18. Apparatus as claimed in claim 14, wherein the gripping devices comprise cooperating slip face (50) and slip trunnion (52) parts, wherein the cooperating surfaces comprise a plurality of ramps whereby relative longitudinal translation of the ramps results in lateral movement of the slip surface with respect to the slip trunnion.
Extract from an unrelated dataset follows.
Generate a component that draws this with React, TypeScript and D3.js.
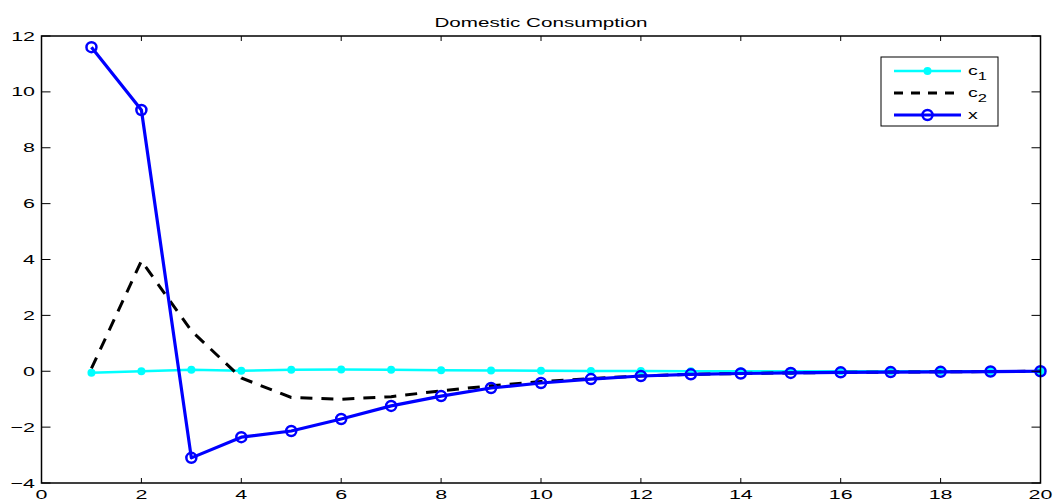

19. A method of pulling a completion tubular from a subsea well comprising retrievably deploying a retrieval tool and a dual reciprocating gripper assembly from a surface vessel to the wellhead, operating the dual reciprocating gripper assembly to bring the retrieval tool into operative contact with a subsea tubing hanger at the wellhead, engaging the tubing hanger with the tool while gripping and rotating the tool, running a connection mandrel from the surface vessel to the wellhead, connecting the mandrel to the retrieval tool, operating the dual reciprocating gripper assembly to unlatch the tubing hanger, raising the retrieval tool and tubing hanger while supporting the tubular at the wellhead, separating the tubing hanger from the supported tubular, recovering the dual reciprocating gripper assembly and the tubing hanger with connection mandrel and retrieval tool to the surface vessel, re-running the connection mandrel and the dual reciprocating gripper assembly to the wellhead, operating the dual reciprocating gripper assembly to engage the connection mandrel with the supported tubular, and subsequently operating the dual reciprocating gripper assembly to successively engage and pull the tubular, wherein one of the grippers of the dual reciprocating gripper assembly supports the tubular while the other re-positions with respect to the tubular to take up the load.

20. A method as claimed in claim 19, wherein the dual reciprocating gripper assembly comprises first and second gripper means (19, 20) with corresponding actuating means comprising cylinders (18), and a cutting device (22) for the purpose of disconnecting lengths of said wellbore tubular.